Using a digital system to track your interactions ensures that nothing falls through the cracks. When a client messages you on Yada, that information stays with that job. You don't have to worry about losing a scrap of paper or accidentally deleting a text. This level of organisation is what separates the 'guy with a van' from a truly professional handyman specialist who clients in NZ are happy to pay a premium for.

  • Never rely on memory for job specifications.
  • Take photos of your notes and upload them to a digital folder.
  • Encourage all clients to use one specific channel for changes.

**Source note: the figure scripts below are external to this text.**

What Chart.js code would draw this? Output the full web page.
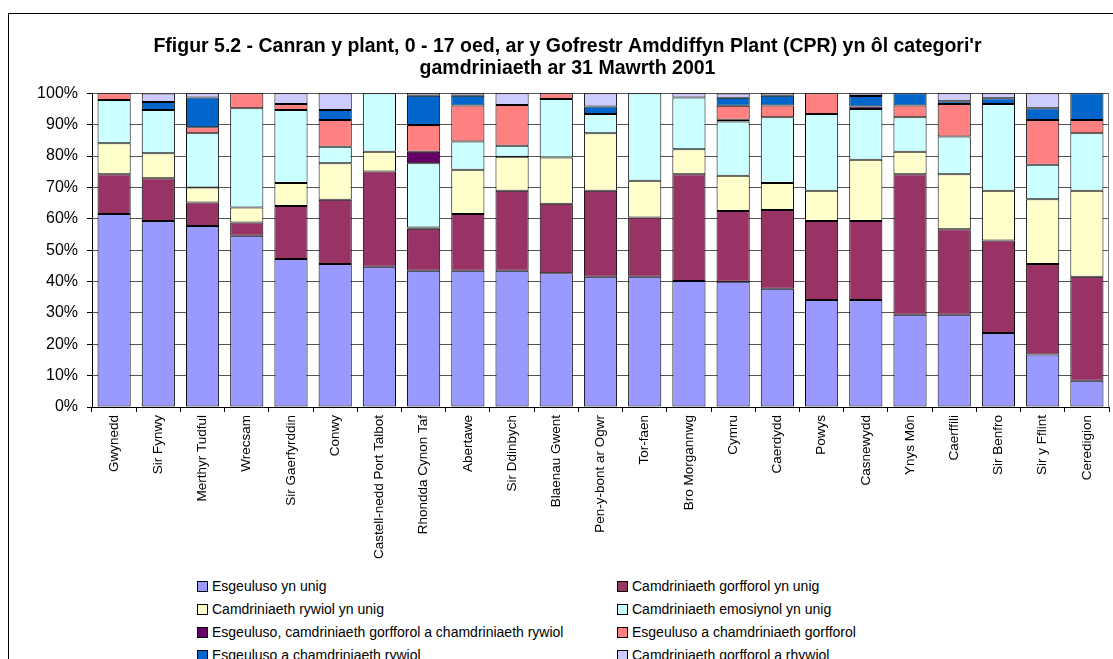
<!DOCTYPE html>
<html>
<head>
<meta charset="utf-8">
<script src="https://cdn.jsdelivr.net/npm/chart.js@4"></script>
<style>
html, body { margin: 0; padding: 0; background: #fff; overflow: hidden; }
body { width: 1113px; height: 659px; position: relative; font-family: "Liberation Sans", Arial, sans-serif; }
#frame { position: absolute; left: 8px; top: 13px; width: 1200px; height: 800px; border: 1px solid #000; box-sizing: border-box; }
#chart { position: absolute; left: 0; top: 0; }
.item { position: absolute; font-size: 14px; line-height: 16px; color: #000; white-space: nowrap; }
.item .box { position: absolute; left: -15px; top: 3px; width: 9px; height: 9px; border: 1px solid #000; }
</style>
</head>
<body>
<div id="frame"></div>
<canvas id="chart" width="1113" height="575"></canvas>
<div id="legend"></div>
<script>
var categories = ['Gwynedd', 'Sir Fynwy', 'Merthyr Tudful', 'Wrecsam', 'Sir Gaerfyrddin', 'Conwy',
    'Castell-nedd Port Talbot', 'Rhondda Cynon Taf', 'Abertawe', 'Sir Ddinbych', 'Blaenau Gwent',
    'Pen-y-bont ar Ogwr', 'Tor-faen', 'Bro Morgannwg', 'Cymru', 'Caerdydd', 'Powys', 'Casnewydd',
    'Ynys Môn', 'Caerffili', 'Sir Benfro', 'Sir y Fflint', 'Ceredigion'];

var seriesNames = [
    'Esgeuluso yn unig',
    'Camdriniaeth gorfforol yn unig',
    'Camdriniaeth rywiol yn unig',
    'Camdriniaeth emosiynol yn unig',
    'Esgeuluso, camdriniaeth gorfforol a chamdriniaeth rywiol',
    'Esgeuluso a chamdriniaeth gorfforol',
    'Esgeuluso a chamdriniaeth rywiol',
    'Camdriniaeth gorfforol a rhywiol'
];

// percentages, one value per category
var esgeulusoUnig = [61.5, 59.3, 57.7, 54.6, 47.2, 45.6, 44.7, 43.4, 43.4, 43.4, 42.6, 41.5, 41.5, 40.2, 39.9, 37.7, 34.1, 34.1, 29.4, 29.4, 23.6, 16.7, 8.4];
var gorfforolUnig = [12.7, 13.6, 7.5, 4.2, 16.9, 20.5, 30.4, 13.4, 18.1, 25.5, 22.2, 27.4, 18.9, 34.0, 22.6, 25.1, 25.2, 25.2, 44.8, 27.3, 29.5, 28.9, 33.1];
var rywiolUnig = [9.9, 8.0, 4.8, 4.8, 7.3, 11.6, 6.3, 0.4, 14.1, 10.9, 14.7, 18.4, 11.7, 8.0, 11.2, 8.6, 9.6, 19.5, 7.2, 17.5, 15.8, 20.6, 27.4];
var emosiynolUnig = [13.8, 13.8, 17.3, 31.6, 23.3, 5.3, 18.6, 20.5, 9.0, 3.5, 18.7, 6.1, 27.9, 16.5, 17.3, 21.0, 24.5, 16.2, 11.0, 12.0, 27.7, 11.0, 18.4];
var esgGorfRyw = [0, 0, 0, 0, 0, 0, 0, 3.7, 0, 0, 0, 0, 0, 0, 0.6, 0, 0, 0.8, 0, 0, 0, 0, 0];
var esgGorfforol = [2.1, 0, 1.9, 4.8, 1.9, 8.5, 0, 8.5, 11.5, 13.0, 1.8, 0, 0, 0, 4.4, 3.7, 6.6, 0, 3.7, 10.4, 0, 14.3, 4.2];
var esgRywiol = [0, 2.5, 9.5, 0, 0, 3.2, 0, 9.3, 3.1, 0, 0, 2.4, 0, 0, 2.6, 3.1, 0, 3.3, 3.9, 0.9, 1.8, 3.7, 8.5];
var gorfRhywiol = [0, 2.7, 1.3, 0, 3.4, 5.3, 0, 0.8, 0.8, 3.7, 0, 4.2, 0, 1.3, 1.3, 0.8, 0, 0.8, 0, 2.5, 1.6, 4.8, 0];

var seriesData = [esgeulusoUnig, gorfforolUnig, rywiolUnig, emosiynolUnig, esgGorfRyw, esgGorfforol, esgRywiol, gorfRhywiol];
var seriesColors = ['#9999FF', '#993366', '#FFFFCC', '#CCFFFF', '#660066', '#FF8080', '#0066CC', '#CCCCFF'];

var yTicks = [0, 10, 20, 30, 40, 50, 60, 70, 80, 90, 100];

var datasets = seriesNames.map(function (name, i) {
    return {
        label: name,
        data: seriesData[i],
        backgroundColor: seriesColors[i],
        borderColor: '#000',
        borderWidth: 1,
        borderSkipped: false,
        categoryPercentage: 1.0,
        barPercentage: 0.75
    };
});

// gray right edge of the plot area
var plotBorder = {
    id: 'plotBorder',
    beforeDatasetsDraw: function (chart) {
        var a = chart.chartArea;
        var c = chart.ctx;
        c.save();
        c.strokeStyle = '#808080';
        c.lineWidth = 1;
        c.beginPath();
        c.moveTo(Math.round(a.right) - 0.5, a.top);
        c.lineTo(Math.round(a.right) - 0.5, a.bottom);
        c.stroke();
        c.restore();
    }
};

var ctx = document.getElementById('chart').getContext('2d');
var chart = new Chart(ctx, {
    type: 'bar',
    data: { labels: categories, datasets: datasets },
    plugins: [plotBorder],
    options: {
        responsive: false,
        animation: false,
        layout: { padding: { left: 26, right: 4, top: 0, bottom: 0 } },
        plugins: {
            legend: { display: false },
            tooltip: { enabled: false },
            title: {
                display: true,
                text: ["Ffigur 5.2 - Canran y plant, 0 - 17 oed, ar y Gofrestr Amddiffyn Plant (CPR) yn ôl categori'r",
                    'gamdriniaeth ar 31 Mawrth 2001'],
                color: '#000',
                font: { family: '"Liberation Sans", Arial, sans-serif', size: 19.5, weight: 'bold', lineHeight: 1.1 },
                padding: { top: 36, bottom: 14.4 }
            }
        },
        scales: {
            x: {
                stacked: true,
                grid: { drawOnChartArea: false, color: '#000', tickLength: 5, offset: true },
                border: { color: '#000', width: 1 },
                ticks: {
                    color: '#000',
                    autoSkip: false,
                    maxRotation: 90,
                    minRotation: 90,
                    padding: 3,
                    font: { family: '"Liberation Sans", Arial, sans-serif', size: 13.5 }
                },
                afterFit: function (scale) { scale.height = 168; }
            },
            y: {
                stacked: true,
                min: 0,
                max: 100,
                afterBuildTicks: function (scale) {
                    scale.ticks = yTicks.map(function (v) { return { value: v }; });
                },
                grid: { color: '#555', tickColor: '#000', tickLength: 5 },
                border: { color: '#000', width: 1 },
                ticks: {
                    color: '#000',
                    padding: 9,
                    font: { family: '"Liberation Sans", Arial, sans-serif', size: 16 },
                    callback: function (v) { return v + '%'; }
                },
                afterFit: function (scale) { scale.width = 66; }
            }
        }
    }
});

// legend in two columns, built from the chart's datasets
var legend = document.getElementById('legend');
var colX = [212, 632];
var rowY = [578, 601, 624, 647];
chart.data.datasets.forEach(function (ds, i) {
    var item = document.createElement('div');
    item.className = 'item';
    item.style.left = colX[i % 2] + 'px';
    item.style.top = rowY[Math.floor(i / 2)] + 'px';
    var box = document.createElement('span');
    box.className = 'box';
    box.style.background = ds.backgroundColor;
    item.appendChild(box);
    item.appendChild(document.createTextNode(ds.label));
    legend.appendChild(item);
});
</script>
</body>
</html>
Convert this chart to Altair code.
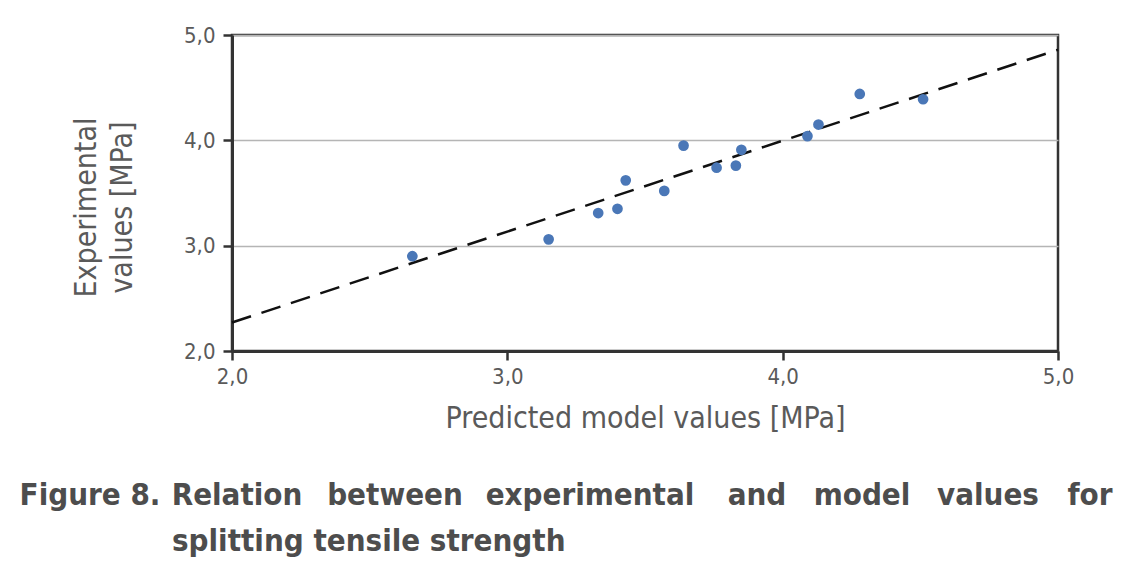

8. Leveraging technology to save time

Technology should work for you, not create more work. Many NZ specialists are hesitant to adopt new tools because they fear it will be complicated or expensive. However, the right tools actually simplify your life. For example, using video calls for a quick visual inspection of a job can save you an hour of driving across Hamilton. Sending a digital link for a quote is much faster than hand-writing an estimate and dropping it off.

The goal is to reduce the 'non-earning' parts of your day. This includes finding new clients. Instead of constantly posting on Neighbourly or Facebook Groups and hoping for the best, using a dedicated marketplace can streamline your lead generation. Yada is particularly useful here because it is free to post jobs for clients and free for specialists to respond based on their rating, meaning you aren't constantly losing money just to stay in the game.

In the modern NZ market, clients expect a certain level of digital savvy. They want to be able to book you, talk to you, and see your previous work all from their phone. By embracing these tools, you aren't just saving yourself time; you are building a more valuable business that is easier to manage. You get to spend more time on the tools doing the work you enjoy and less time tethered to your desk or your phone screen.

  • Invest in a good quality smartphone for photos.
  • Use cloud-based accounting software for easy invoicing.
  • Join platforms that match you with your ideal local clients.